Jesse Cooper, of Purdy, has his own ideas of what is driving the cost of gasoline.
"You take the politics out of it, you'd take the price out of it, too," he said. "There is no reason for gas prices to be like this.
"These prices are terrible," Cooper continued. "I can't fill this truck up at one time, so I get just a bit at a time.
"I have a motor home in the yard just rotting down," he continued. "It only gets about five miles a gallon."
Cooper just recently returned from a trip to the Mississippi Gulf Coast.
"Prices of gas all the way down there and back were about $3.69," he said. "I might take another vacation in July if the gas prices go down."
Presently, the outlook for prices dropping is slim. Various pundits and experts are predicting prices will skyrocket into the $5-per-gallon range.

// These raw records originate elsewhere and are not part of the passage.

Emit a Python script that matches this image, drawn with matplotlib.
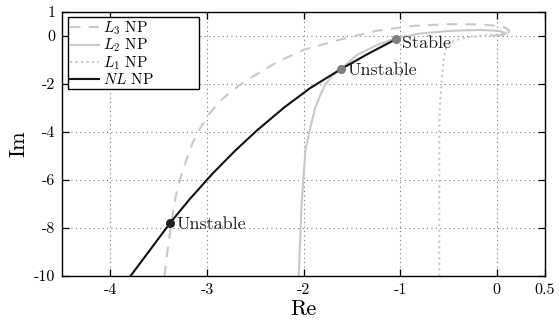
import matplotlib
matplotlib.use("Agg")
import matplotlib.pyplot as plt

plt.rcParams['font.family'] = 'serif'
plt.rcParams['font.serif'] = ['cmr10']
plt.rcParams['mathtext.fontset'] = 'cm'
plt.rcParams['axes.unicode_minus'] = False
plt.rcParams['axes.formatter.use_mathtext'] = True

# curves (Re, Im)
l3_re = [-3.44, -3.41, -3.37, -3.32, -3.25, -3.15, -3.07, -2.99, -2.87, -2.75, -2.61, -2.44,
         -2.27, -2.00, -1.62, -1.24, -0.87, -0.50, -0.17, 0.06, 0.13, 0.11, 0.05]
l3_im = [-10.0, -9.0, -7.8, -6.62, -5.58, -4.47, -3.85, -3.32, -2.74, -2.32, -1.9, -1.49,
         -1.08, -0.58, -0.15, 0.22, 0.42, 0.49, 0.48, 0.40, 0.24, 0.10, 0.04]

l2_re = [-2.05, -2.02, -1.98, -1.94, -1.88, -1.82, -1.77, -1.70, -1.61, -1.45, -1.25, -1.045,
         -0.80, -0.45, -0.17, 0.02, 0.09, 0.07, -0.04]
l2_im = [-10.0, -7.0, -4.75, -4.0, -3.0, -2.4, -2.0, -1.65, -1.375, -0.80, -0.40, -0.10,
         0.10, 0.22, 0.25, 0.21, 0.13, 0.05, 0.01]

l1_re = [-0.595, -0.595, -0.59, -0.57, -0.55, -0.52, -0.48, -0.40, -0.28, -0.15, -0.03, 0.06, 0.11]
l1_im = [-10.0, -4.0, -3.0, -1.9, -1.0, -0.44, -0.27, -0.15, -0.04, 0.02, 0.05, 0.07, 0.08]

nl_re = [-3.79, -3.58, -3.38, -3.18, -2.94, -2.71, -2.48, -2.20, -1.93, -1.61, -1.33, -1.045]
nl_im = [-10.0, -8.87, -7.79, -6.81, -5.73, -4.79, -3.93, -2.98, -2.17, -1.375, -0.74, -0.14]

unstable_nl = (-3.38, -7.79)
unstable_l2 = (-1.61, -1.375)
stable_pt = (-1.045, -0.14)

xticks = [-4, -3, -2, -1, 0, 0.5]
xlabels = ['-4', '-3', '-2', '-1', '0', '0.5']
yticks = [1, 0, -2, -4, -6, -8, -10]
ylabels = ['1', '0', '-2', '-4', '-6', '-8', '-10']

light = '#c8c8c8'

fig = plt.figure(figsize=(5.59, 3.23), dpi=100)
ax = fig.add_axes([0.111, 0.146, 0.864, 0.817])

ax.plot(l3_re, l3_im, '--', color=light, lw=1.5, label=r'$L_3$ NP', dashes=(5, 4))
ax.plot(l2_re, l2_im, '-', color=light, lw=1.5, label=r'$L_2$ NP')
ax.plot(l1_re, l1_im, ':', color=light, lw=1.5, label=r'$L_1$ NP')
ax.plot(nl_re, nl_im, '-', color='#111111', lw=1.5, label=r'$NL$ NP')

ax.plot(*unstable_nl, 'o', color='#222222', ms=5.5, zorder=5)
ax.plot(*unstable_l2, 'o', color='#808080', ms=5.5, zorder=5)
ax.plot(*stable_pt, 'o', color='#808080', ms=5.5, zorder=5)

ax.text(unstable_nl[0] + 0.06, unstable_nl[1] - 0.05, 'Unstable', fontsize=13, va='center', ha='left', color='#222222')
ax.text(unstable_l2[0] + 0.07, unstable_l2[1] - 0.05, 'Unstable', fontsize=13, va='center', ha='left', color='#222222')
ax.text(stable_pt[0] + 0.06, stable_pt[1] - 0.15, 'Stable', fontsize=13, va='center', ha='left', color='#222222')

ax.set_xlim(-4.5, 0.5)
ax.set_ylim(-10, 1)
ax.set_xticks(xticks)
ax.set_xticklabels(xlabels)
ax.set_yticks(yticks)
ax.set_yticklabels(ylabels)
ax.tick_params(direction='in', top=True, right=True, labelsize=11.5, length=5, width=0.9, pad=5)
ax.grid(True, linestyle=(0, (1, 3)), color='#777777', lw=0.8)
for s in ax.spines.values():
    s.set_linewidth(1.0)

ax.set_xlabel('Re', fontsize=16, labelpad=2)
ax.set_ylabel('Im', fontsize=16, labelpad=4)

leg = ax.legend(loc='upper left', bbox_to_anchor=(0.0124, 0.981, 0.271, 0.0), mode='expand',
                fontsize=11, frameon=True, fancybox=False, edgecolor='black',
                framealpha=1, borderpad=0.15, labelspacing=0.0, handlelength=1.85,
                handletextpad=0.3, borderaxespad=0.0)
leg.get_frame().set_linewidth(1.0)

fig.savefig('out.png', dpi=100)
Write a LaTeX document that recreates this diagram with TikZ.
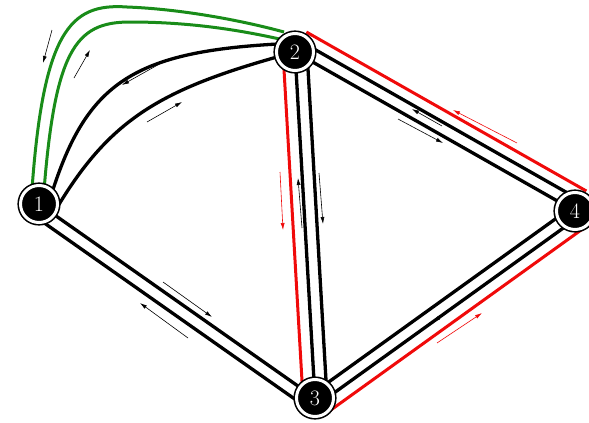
\documentclass[tikz,border=0pt]{standalone}
\usetikzlibrary{calc,arrows.meta,backgrounds}
\definecolor{grn}{RGB}{25,140,25}
\definecolor{rd}{RGB}{240,10,10}
\newcommand\offL[4]{\draw[#1] ($(#2)!#4!90:(#3)$) -- ($(#3)!#4!-90:(#2)$);}
\newcommand\offR[4]{\draw[#1] ($(#2)!#4!-90:(#3)$) -- ($(#3)!#4!90:(#2)$);}
\begin{document}
\begin{tikzpicture}[x=1pt,y=1pt,
  blk/.style={line width=3.3pt,black},
  redl/.style={line width=3pt,rd},
  grnl/.style={line width=3pt,grn},
  arr/.style={line width=0.6pt,-{Latex[length=7pt,width=4pt]}},
  vtx/.style={circle,fill=black,draw=black,line width=1.6pt,double=white,double distance=3pt,minimum size=37pt,inner sep=0pt,text=white,font=\fontsize{22}{22}\selectfont}]
\useasboundingbox (0,0) rectangle (589,-423);
\node[vtx] (n1) at (39,-204) {1};
\node[vtx] (n2) at (295,-52) {2};
\node[vtx] (n3) at (315,-398) {3};
\node[vtx] (n4) at (575,-211) {4};
\begin{scope}[on background layer]
% 1-2 curves
\draw[grnl] (n1.center) ++(-8,0) coordinate (g1s) (g1s) .. controls (42,-30) and (70,-3) .. (127,-7) .. controls (180,-9) and (240,-20) .. (284,-32);
\draw[grnl] (n1.center) ++(4,0) coordinate (g2s) (g2s) .. controls (54,-50) and (75,-22) .. (130,-22) .. controls (190,-22) and (240,-30) .. (284,-40);
\draw[blk] (n1.center) ++(11,5) coordinate (b1s) (b1s) .. controls (85,-85) and (130,-52) .. (278,-44);
\draw[blk] (n1.center) ++(19,-2) coordinate (b2s) (b2s) .. controls (110,-120) and (160,-90) .. (277,-57);
% 2-3
\offR{redl}{n2}{n3}{12pt}
\draw[blk] (n2.center) -- (n3.center);
\offL{blk}{n2}{n3}{12pt}
% 2-4
\draw[blk] (n2.center) -- (n4.center);
\offL{blk}{n2}{n4}{12pt}
\offL{redl}{n2}{n4}{23pt}
% 3-4
\offL{blk}{n3}{n4}{5pt}
\offR{blk}{n3}{n4}{7pt}
\offR{redl}{n3}{n4}{19pt}
% 1-3
\draw[blk] (n1.center) -- (n3.center);
\offR{blk}{n1}{n3}{12.5pt}
\end{scope}
% direction arrows
\coordinate (a1s) at (52,-30);   \coordinate (a1e) at (43,-63);
\coordinate (a2s) at (74,-78);   \coordinate (a2e) at (90,-50);
\coordinate (a3s) at (163,-62);  \coordinate (a3e) at (122,-85);
\coordinate (a4s) at (147,-122); \coordinate (a4e) at (182,-102);
\coordinate (a5s) at (280,-172); \coordinate (a5e) at (283,-230);
\coordinate (a6s) at (302,-228); \coordinate (a6e) at (298,-178);
\coordinate (a7s) at (319,-173); \coordinate (a7e) at (323,-224);
\coordinate (a8s) at (398,-119); \coordinate (a8e) at (443,-143);
\coordinate (a9s) at (442,-126); \coordinate (a9e) at (412,-109);
\coordinate (a10s) at (517,-143); \coordinate (a10e) at (453,-110);
\coordinate (a11s) at (163,-282); \coordinate (a11e) at (212,-317);
\coordinate (a12s) at (188,-338); \coordinate (a12e) at (140,-303);
\coordinate (a13s) at (474,-293); \coordinate (a13e) at (433,-322);
\coordinate (a14s) at (437,-343); \coordinate (a14e) at (482,-313);
\draw[arr] (a1s) -- (a1e);
\draw[arr] (a2s) -- (a2e);
\draw[arr] (a3s) -- (a3e);
\draw[arr] (a4s) -- (a4e);
\draw[arr,rd] (a5s) -- (a5e);
\draw[arr] (a6s) -- (a6e);
\draw[arr] (a7s) -- (a7e);
\draw[arr] (a8s) -- (a8e);
\draw[arr] (a9s) -- (a9e);
\draw[arr,rd] (a10s) -- (a10e);
\draw[arr] (a11s) -- (a11e);
\draw[arr] (a12s) -- (a12e);
\draw[arr] (a13s) -- (a13e);
\draw[arr,rd] (a14s) -- (a14e);
\end{tikzpicture}
\end{document}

Others predict prices falling as much as 50 cents per gallon by June.
According to Casey's manager, Amanda Rust, gas prices can be expected to fluctuate according to two driving forces: the competition and what suppliers demand.
"The high prices are not really affecting sales," Rust said. "We are comparative to what we sold last year.
"Most people are really listening to the news, and they come in here saying gas will be over $5 a gallon by the end of summer," Rust said. " We may see that in larger cities, but I hope we don't see it in Monett."